San Diego Business Journal

Small Business Help Line - Developing Your Small Business' Web Site, Part 3
Employer Asks for Retirement Plan Pointers

Question: I want to establish retirement plans for my employees. Where do I start?

Answer: There are a number of different types of retirement plans to suit your particular needs, which your legal, tax, and financial advisers can help you to select, including:

SIMPLE , The Savings Incentive Match Plan for Employees (SIMPLE) offers businesses with 100 or fewer employees a less complex, and generally more affordable, way to offer retirement benefits and can be a good choice as a first retirement plan for small businesses. SIMPLE plans aren't subject to many of the administrative costs and filing requirements associated with other retirement plans.

With SIMPLE plans, the employer is required to make a non-elective 2 percent contribution for each eligible employee or a matching contribution of up to 3 percent of each participating employee's annual compensation.

SEP , You may have concerns about ongoing financial commitments in an uncertain economic climate.
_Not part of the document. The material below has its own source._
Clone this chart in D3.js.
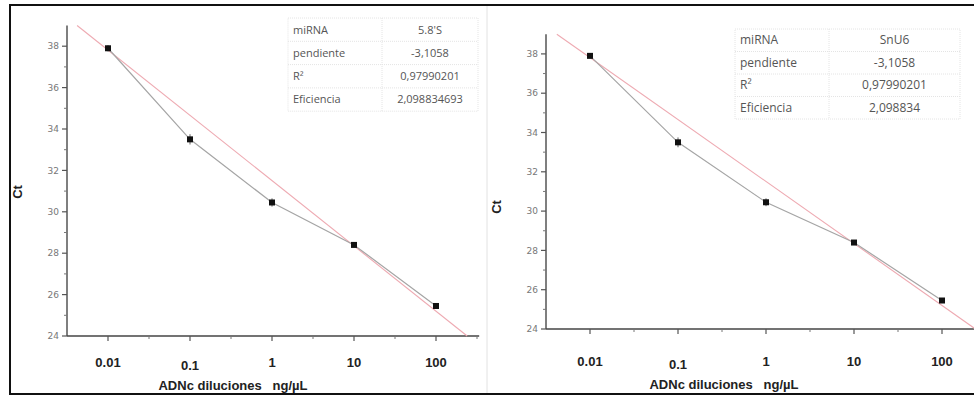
<!DOCTYPE html>
<html>
<head>
<meta charset="utf-8">
<script src="https://cdn.jsdelivr.net/npm/d3@7"></script>
<style>
  body { margin: 0; background: #fff; }
  svg { display: block; }
</style>
</head>
<body>
<script>
const width = 974, height = 396;

// data
const dilutions = [0.01, 0.1, 1, 10, 100];
const ctLeft = [37.9, 33.5, 30.45, 28.4, 25.45];
const errLeft = [0.15, 0.25, 0.2, 0.12, 0.12];
const ctRight = [37.9, 33.5, 30.45, 28.4, 25.45];
const errRight = [0.12, 0.25, 0.2, 0.1, 0.1];
const fitX = [0.0042, 240];
const fitY = [39.0, 24.0];
const yTicks = [24, 26, 28, 30, 32, 34, 36, 38];
const xTicks = [0.01, 0.1, 1, 10, 100];
const xTickLabels = ["0.01", "0.1", "1", "10", "100"];
const tableLabels = ["miRNA", "pendiente", "R²", "Eficiencia"];
const tableLeft = ["5.8'S", "-3,1058", "0,97990201", "2,098834693"];
const tableRight = ["SnU6", "-3,1058", "0,97990201", "2,098834"];

const svg = d3.select("body").append("svg").attr("width", width).attr("height", height);

// frame
svg.append("line").attr("x1", 10).attr("x2", width).attr("y1", 5).attr("y2", 5).attr("stroke", "#111").attr("stroke-width", 2);
svg.append("line").attr("x1", 10).attr("x2", width).attr("y1", 394).attr("y2", 394).attr("stroke", "#111").attr("stroke-width", 2);
svg.append("line").attr("x1", 10).attr("x2", 10).attr("y1", 4).attr("y2", 395).attr("stroke", "#111").attr("stroke-width", 2);
svg.append("line").attr("x1", 487).attr("x2", 487).attr("y1", 6).attr("y2", 393).attr("stroke", "#e2e2e2").attr("stroke-width", 1);

function drawPanel(p) {
  const g = svg.append("g");
  const x = d3.scaleLog().domain([Math.pow(10, -2.5), Math.pow(10, 2.5)]).range([p.x0, p.x0 + p.decade * 5]);
  const y = d3.scaleLinear().domain([24, 39]).range([p.y24, p.y24 - p.unit * 15]);

  // y axis
  const minorY = d3.range(25, 39, 2);
  g.append("line").attr("x1", p.x0).attr("x2", p.x0).attr("y1", y(39)).attr("y2", y(24))
    .attr("stroke", "#555").attr("stroke-width", 1.5);
  g.selectAll(".ymaj").data(yTicks).join("line")
    .attr("x1", p.x0 - 5).attr("x2", p.x0).attr("y1", d => y(d)).attr("y2", d => y(d))
    .attr("stroke", "#555").attr("stroke-width", 1.2);
  g.selectAll(".ymin").data(minorY).join("line")
    .attr("x1", p.x0 - 3).attr("x2", p.x0).attr("y1", d => y(d)).attr("y2", d => y(d))
    .attr("stroke", "#777").attr("stroke-width", 1);
  g.selectAll(".ylab").data(yTicks).join("text")
    .attr("x", p.x0 - 8).attr("y", d => y(d)).attr("dy", "0.35em")
    .attr("text-anchor", "end").attr("font-family", "DejaVu Sans, sans-serif")
    .attr("font-size", 9).attr("fill", "#777").text(d => d);

  // x axis
  const minorX = [0.01, 0.1, 1, 10, 100, 1000].map(d => d / Math.sqrt(10));
  g.append("line").attr("x1", p.x0).attr("x2", x(fitX[1]) + 12).attr("y1", y(24)).attr("y2", y(24))
    .attr("stroke", "#444").attr("stroke-width", 1.5);
  g.selectAll(".xmaj").data(xTicks).join("line")
    .attr("x1", d => x(d)).attr("x2", d => x(d)).attr("y1", y(24)).attr("y2", y(24) + 5)
    .attr("stroke", "#555").attr("stroke-width", 1.2);
  g.selectAll(".xmin").data(minorX.filter(d => x(d) > p.x0 + 2 && x(d) < width)).join("line")
    .attr("x1", d => x(d)).attr("x2", d => x(d)).attr("y1", y(24)).attr("y2", y(24) + 3)
    .attr("stroke", "#777").attr("stroke-width", 1);
  g.selectAll(".xlab").data(xTicks).join("text")
    .attr("x", d => x(d)).attr("y", (d, i) => p.tickY + (i === 1 ? 3 : 0))
    .attr("text-anchor", "middle").attr("font-family", "Liberation Sans, Arial, sans-serif")
    .attr("font-weight", "bold").attr("font-size", 13).attr("fill", "#222")
    .text((d, i) => xTickLabels[i]);

  // axis titles
  g.append("text").attr("x", p.titleX).attr("y", p.titleY).attr("text-anchor", "middle")
    .attr("font-family", "Liberation Sans, Arial, sans-serif").attr("font-weight", "bold")
    .attr("font-size", 13).attr("fill", "#222").attr("xml:space", "preserve")
    .text("ADNc diluciones   ng/µL");
  g.append("text").attr("transform", `translate(${p.ctX},${p.ctY}) rotate(-90)`)
    .attr("text-anchor", "middle").attr("font-family", "Liberation Sans, Arial, sans-serif")
    .attr("font-weight", "bold").attr("font-size", 13).attr("fill", "#222").text("Ct");

  // fit line
  g.append("line").attr("x1", x(fitX[0])).attr("y1", y(fitY[0])).attr("x2", x(fitX[1])).attr("y2", y(fitY[1]))
    .attr("stroke", "#eeaab2").attr("stroke-width", 1.1);

  // connecting line
  const pts = dilutions.map((d, i) => [d, p.ct[i], p.err[i]]);
  g.append("path").datum(pts)
    .attr("d", d3.line().x(d => x(d[0])).y(d => y(d[1])))
    .attr("fill", "none").attr("stroke", "#a5a5a5").attr("stroke-width", 1.2);

  // error bars
  g.selectAll(".err").data(pts).join("line")
    .attr("x1", d => x(d[0])).attr("x2", d => x(d[0]))
    .attr("y1", d => y(d[1] - d[2])).attr("y2", d => y(d[1] + d[2]))
    .attr("stroke", "#666").attr("stroke-width", 1);
  g.selectAll(".pt").data(pts).join("rect")
    .attr("x", d => x(d[0]) - 3).attr("y", d => y(d[1]) - 3)
    .attr("width", 6).attr("height", 6).attr("fill", "#111");

  // table
  const t = g.append("g").attr("transform", `translate(${p.tx},${p.ty})`);
  t.append("rect").attr("width", p.tw).attr("height", p.rowH * 4).attr("fill", "#fff")
    .attr("stroke", "#e4e4e4").attr("stroke-dasharray", "1,1");
  t.selectAll(".hl").data(d3.range(1, 4)).join("line")
    .attr("x1", 0).attr("x2", p.tw).attr("y1", d => d * p.rowH).attr("y2", d => d * p.rowH)
    .attr("stroke", "#e4e4e4").attr("stroke-dasharray", "1,1");
  t.append("line").attr("x1", p.colX).attr("x2", p.colX).attr("y1", 0).attr("y2", p.rowH * 4)
    .attr("stroke", "#e4e4e4").attr("stroke-dasharray", "1,1");
  t.selectAll(".lab").data(tableLabels).join("text")
    .attr("x", 5).attr("y", (d, i) => (i + 0.5) * p.rowH).attr("dy", "0.35em")
    .attr("font-family", "Open Sans, DejaVu Sans, sans-serif").attr("font-size", p.fs)
    .attr("fill", "#555").text(d => d);
  t.selectAll(".val").data(p.vals).join("text")
    .attr("x", (p.colX + p.tw) / 2).attr("y", (d, i) => (i + 0.5) * p.rowH).attr("dy", "0.35em")
    .attr("text-anchor", "middle")
    .attr("font-family", "Open Sans, DejaVu Sans, sans-serif").attr("font-size", p.fs)
    .attr("fill", "#555").text(d => d);
}

drawPanel({ x0: 67, decade: 82, y24: 336, unit: 20.7, ct: ctLeft, err: errLeft,
  tickY: 367, titleX: 233, titleY: 390, ctX: 22, ctY: 192,
  tx: 288, ty: 18, tw: 190, rowH: 23.3, colX: 94, fs: 11, vals: tableLeft });

drawPanel({ x0: 546, decade: 88, y24: 329, unit: 19.65, ct: ctRight, err: errRight,
  tickY: 366, titleX: 724, titleY: 389, ctX: 501, ctY: 207,
  tx: 735, ty: 29, tw: 225, rowH: 22.5, colX: 94, fs: 12, vals: tableRight });
</script>
</body>
</html>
A Simplified Employee Pension (SEP) plan may be particularly suitable if your company's profits vary from year to year.

While not required, the employer can make annual contributions for each eligible employee up to the lesser of $40,000 or 25 percent of compensation, that are generally tax-deductible.

401(K) Plans , The 401(K) plan is one of the most popular types of employee benefit plans. Employees can reduce taxable income by making salary deferral contributions while controlling how retirement savings are invested. Your contributions are optional and can be made either through employer-matching or profit-sharing contributions, both of which reduce your company's tax liability.

Profit-Sharing Plans , A profit-sharing plan provides for flexible annual employer contributions. You decide what percentage of each participant's compensation to contribute to the plan each year. Your contribution can be used as a business tax deduction and you don't have to make a contribution every year.